Gender in the ChurchDane Laverty — one of my fellow Times & Seasons permabloggers — recently started a site called Agitating Faithfully, “a site devoted to gender equality in the church.” I added my name to the list early on and now 244 others who've joined. All are invited.

The site header quotes this exchange:

David Ransom: At present women are not allowed to be priests in your Church…Is it possible that the rules could change in the future…?

Gordon B. Hinckley: He could change them yes…But there's no agitation for that. We don't find it.

The premise, in my mind at least, is that President Hinckley implied that it is possible for more gender equality in the church, but it isn't an issue because no one really cares. This site was created to allow those who do care, to stand up and be counted.

At the time, the idea that no one was “agitating” baffled me, because I knew lots and lots (and lots) of women who cared, were bothered about, felt “disenfranchised” over, or otherwise wondered about the gender distinctions in the church. And I was surprised our leaders seemed to be unaware of it.

I'm not talking about women who scream out in General Conference, parade around on Temple Square with garments outside their clothes, or otherwise make spectacles of themselves or try to rock the proverbial boat. I'm talking about regular, faithful, church-going, visiting teaching, tithing paying, serving-in-the-Primary (or Young Women or Relief Society…), temple recommend holding, scripture reading LDS women who, still, can't quite figure out why certain things are proscribed for women.

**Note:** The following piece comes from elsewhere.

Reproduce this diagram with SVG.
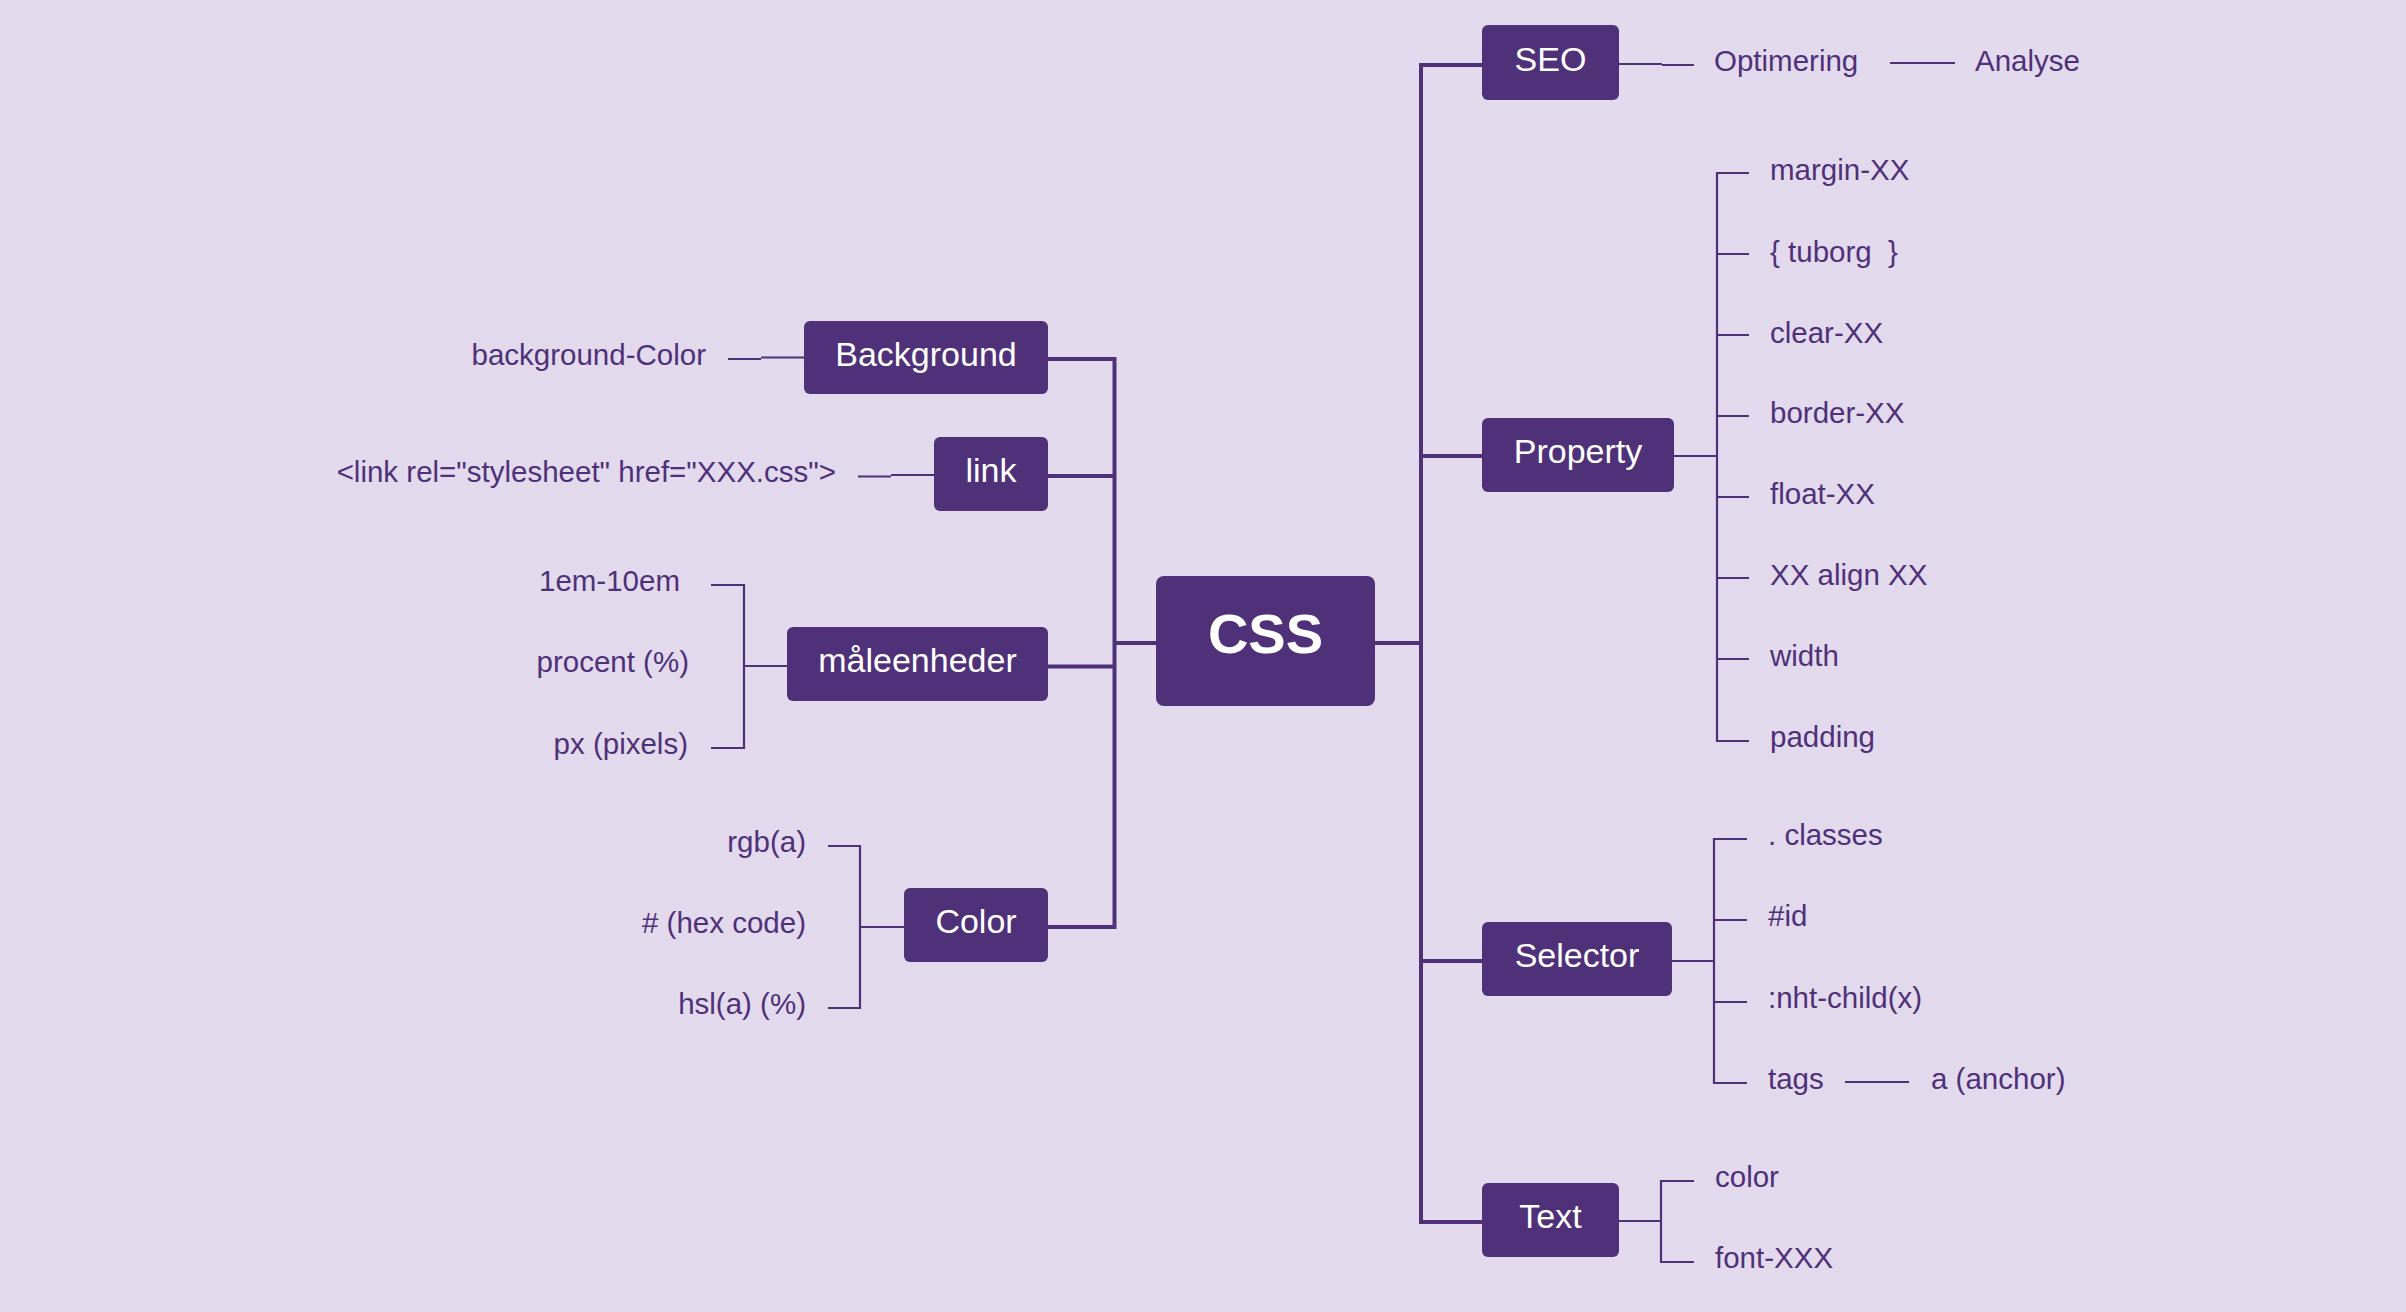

I didn't hesitate to sign it because:

  • I've been outspoken about my questions for years, it's hardly a secret
  • There is no scriptural basis for the distinctions that I can see — only a historical, cultural one (and some minor practical ones)
  • I see precedence for issues to be reconsidered when social mores change, as they certainly have for gender roles
  • Because I've been outspoken, I've been approached again and again by women with the same concerns who aren't willing to speak publicly for fear of being seen as “less faithful” or “seeking after positions”— I think these concerns deserve to be heard and I don't think asking honest questions should be impugned in such a way
  • As society at large accepts women more as equal partners than subordinate participants, missionary work in many societies will be harmed by the perceived sexism

What do you think about the approach of Agitating Faithfully?